GIVEN TASK » Leave out every picture, then transcribe the rest of the listing exactly.

DATA EXCERPT »
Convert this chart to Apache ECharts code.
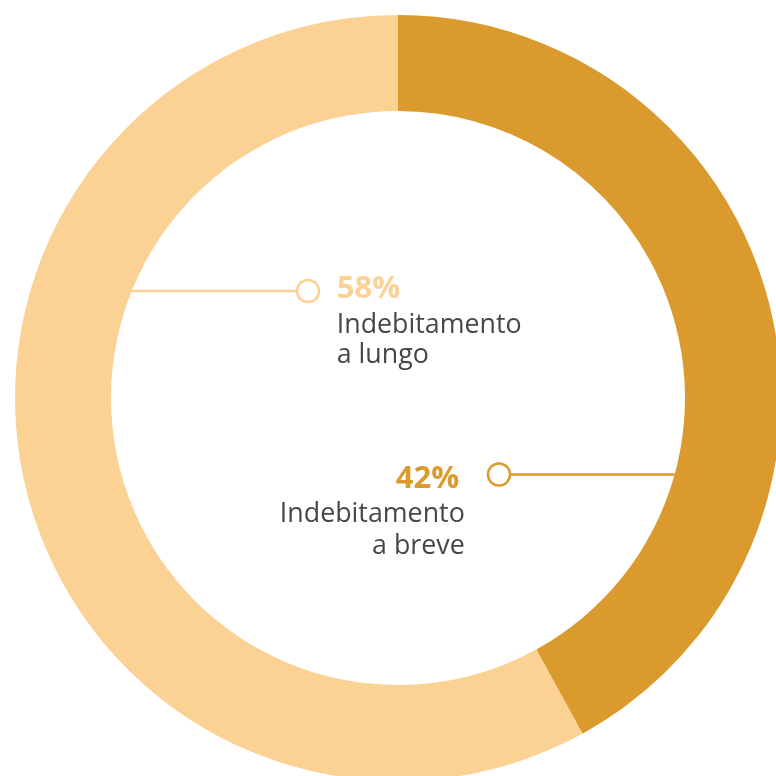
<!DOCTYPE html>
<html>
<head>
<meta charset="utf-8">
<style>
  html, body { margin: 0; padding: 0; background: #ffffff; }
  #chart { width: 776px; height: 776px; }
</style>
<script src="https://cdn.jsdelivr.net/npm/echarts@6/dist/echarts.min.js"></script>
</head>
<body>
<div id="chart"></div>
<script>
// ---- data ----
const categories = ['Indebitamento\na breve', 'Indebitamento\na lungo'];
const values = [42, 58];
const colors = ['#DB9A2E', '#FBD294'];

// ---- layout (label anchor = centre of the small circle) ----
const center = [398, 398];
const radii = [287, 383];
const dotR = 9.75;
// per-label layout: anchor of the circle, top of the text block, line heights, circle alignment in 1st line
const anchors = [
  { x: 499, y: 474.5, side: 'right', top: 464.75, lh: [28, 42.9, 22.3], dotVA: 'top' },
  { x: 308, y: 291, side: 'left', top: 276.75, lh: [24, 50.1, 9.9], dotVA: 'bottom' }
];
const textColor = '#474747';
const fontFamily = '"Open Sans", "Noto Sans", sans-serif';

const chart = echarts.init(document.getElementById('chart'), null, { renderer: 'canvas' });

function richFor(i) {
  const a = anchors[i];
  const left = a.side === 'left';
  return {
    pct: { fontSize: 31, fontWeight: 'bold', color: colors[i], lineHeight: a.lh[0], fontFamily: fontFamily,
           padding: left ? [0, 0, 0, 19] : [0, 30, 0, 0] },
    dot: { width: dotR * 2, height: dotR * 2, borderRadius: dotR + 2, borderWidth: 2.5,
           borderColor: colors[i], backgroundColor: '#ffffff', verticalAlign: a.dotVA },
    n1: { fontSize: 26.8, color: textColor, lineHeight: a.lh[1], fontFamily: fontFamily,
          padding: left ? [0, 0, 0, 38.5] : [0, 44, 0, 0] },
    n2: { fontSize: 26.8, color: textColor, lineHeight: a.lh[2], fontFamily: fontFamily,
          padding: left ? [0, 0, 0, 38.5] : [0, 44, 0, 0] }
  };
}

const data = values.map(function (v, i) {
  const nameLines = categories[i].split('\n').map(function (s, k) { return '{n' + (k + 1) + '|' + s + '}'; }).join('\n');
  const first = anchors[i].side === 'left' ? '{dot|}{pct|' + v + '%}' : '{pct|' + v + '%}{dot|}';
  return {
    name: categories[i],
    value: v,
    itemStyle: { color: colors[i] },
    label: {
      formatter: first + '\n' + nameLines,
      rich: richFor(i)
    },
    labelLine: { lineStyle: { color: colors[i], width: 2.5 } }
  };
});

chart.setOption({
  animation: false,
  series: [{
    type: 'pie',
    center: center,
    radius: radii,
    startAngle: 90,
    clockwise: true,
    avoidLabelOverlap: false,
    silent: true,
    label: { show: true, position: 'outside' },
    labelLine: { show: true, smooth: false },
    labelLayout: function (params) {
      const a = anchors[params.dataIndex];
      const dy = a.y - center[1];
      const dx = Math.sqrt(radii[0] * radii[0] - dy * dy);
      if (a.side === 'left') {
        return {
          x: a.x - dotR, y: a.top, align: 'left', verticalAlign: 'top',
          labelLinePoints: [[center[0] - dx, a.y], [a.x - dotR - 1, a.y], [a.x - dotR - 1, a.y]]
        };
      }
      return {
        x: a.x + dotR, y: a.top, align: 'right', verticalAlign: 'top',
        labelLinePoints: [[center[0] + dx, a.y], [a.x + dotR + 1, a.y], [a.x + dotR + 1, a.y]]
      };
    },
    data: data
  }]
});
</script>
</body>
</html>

FINISHED TASK »
Convert this chart to Apache ECharts code.
<!DOCTYPE html>
<html>
<head>
<meta charset="utf-8">
<style>
  html, body { margin: 0; padding: 0; background: #ffffff; }
  #chart { width: 776px; height: 776px; }
</style>
<script src="https://cdn.jsdelivr.net/npm/echarts@6/dist/echarts.min.js"></script>
</head>
<body>
<div id="chart"></div>
<script>
// ---- data ----
const categories = ['Indebitamento\na breve', 'Indebitamento\na lungo'];
const values = [42, 58];
const colors = ['#DB9A2E', '#FBD294'];

// ---- layout (label anchor = centre of the small circle) ----
const center = [398, 398];
const radii = [287, 383];
const dotR = 9.75;
// per-label layout: anchor of the circle, top of the text block, line heights, circle alignment in 1st line
const anchors = [
  { x: 499, y: 474.5, side: 'right', top: 464.75, lh: [28, 42.9, 22.3], dotVA: 'top' },
  { x: 308, y: 291, side: 'left', top: 276.75, lh: [24, 50.1, 9.9], dotVA: 'bottom' }
];
const textColor = '#474747';
const fontFamily = '"Open Sans", "Noto Sans", sans-serif';

const chart = echarts.init(document.getElementById('chart'), null, { renderer: 'canvas' });

function richFor(i) {
  const a = anchors[i];
  const left = a.side === 'left';
  return {
    pct: { fontSize: 31, fontWeight: 'bold', color: colors[i], lineHeight: a.lh[0], fontFamily: fontFamily,
           padding: left ? [0, 0, 0, 19] : [0, 30, 0, 0] },
    dot: { width: dotR * 2, height: dotR * 2, borderRadius: dotR + 2, borderWidth: 2.5,
           borderColor: colors[i], backgroundColor: '#ffffff', verticalAlign: a.dotVA },
    n1: { fontSize: 26.8, color: textColor, lineHeight: a.lh[1], fontFamily: fontFamily,
          padding: left ? [0, 0, 0, 38.5] : [0, 44, 0, 0] },
    n2: { fontSize: 26.8, color: textColor, lineHeight: a.lh[2], fontFamily: fontFamily,
          padding: left ? [0, 0, 0, 38.5] : [0, 44, 0, 0] }
  };
}

const data = values.map(function (v, i) {
  const nameLines = categories[i].split('\n').map(function (s, k) { return '{n' + (k + 1) + '|' + s + '}'; }).join('\n');
  const first = anchors[i].side === 'left' ? '{dot|}{pct|' + v + '%}' : '{pct|' + v + '%}{dot|}';
  return {
    name: categories[i],
    value: v,
    itemStyle: { color: colors[i] },
    label: {
      formatter: first + '\n' + nameLines,
      rich: richFor(i)
    },
    labelLine: { lineStyle: { color: colors[i], width: 2.5 } }
  };
});

chart.setOption({
  animation: false,
  series: [{
    type: 'pie',
    center: center,
    radius: radii,
    startAngle: 90,
    clockwise: true,
    avoidLabelOverlap: false,
    silent: true,
    label: { show: true, position: 'outside' },
    labelLine: { show: true, smooth: false },
    labelLayout: function (params) {
      const a = anchors[params.dataIndex];
      const dy = a.y - center[1];
      const dx = Math.sqrt(radii[0] * radii[0] - dy * dy);
      if (a.side === 'left') {
        return {
          x: a.x - dotR, y: a.top, align: 'left', verticalAlign: 'top',
          labelLinePoints: [[center[0] - dx, a.y], [a.x - dotR - 1, a.y], [a.x - dotR - 1, a.y]]
        };
      }
      return {
        x: a.x + dotR, y: a.top, align: 'right', verticalAlign: 'top',
        labelLinePoints: [[center[0] + dx, a.y], [a.x + dotR + 1, a.y], [a.x + dotR + 1, a.y]]
      };
    },
    data: data
  }]
});
</script>
</body>
</html>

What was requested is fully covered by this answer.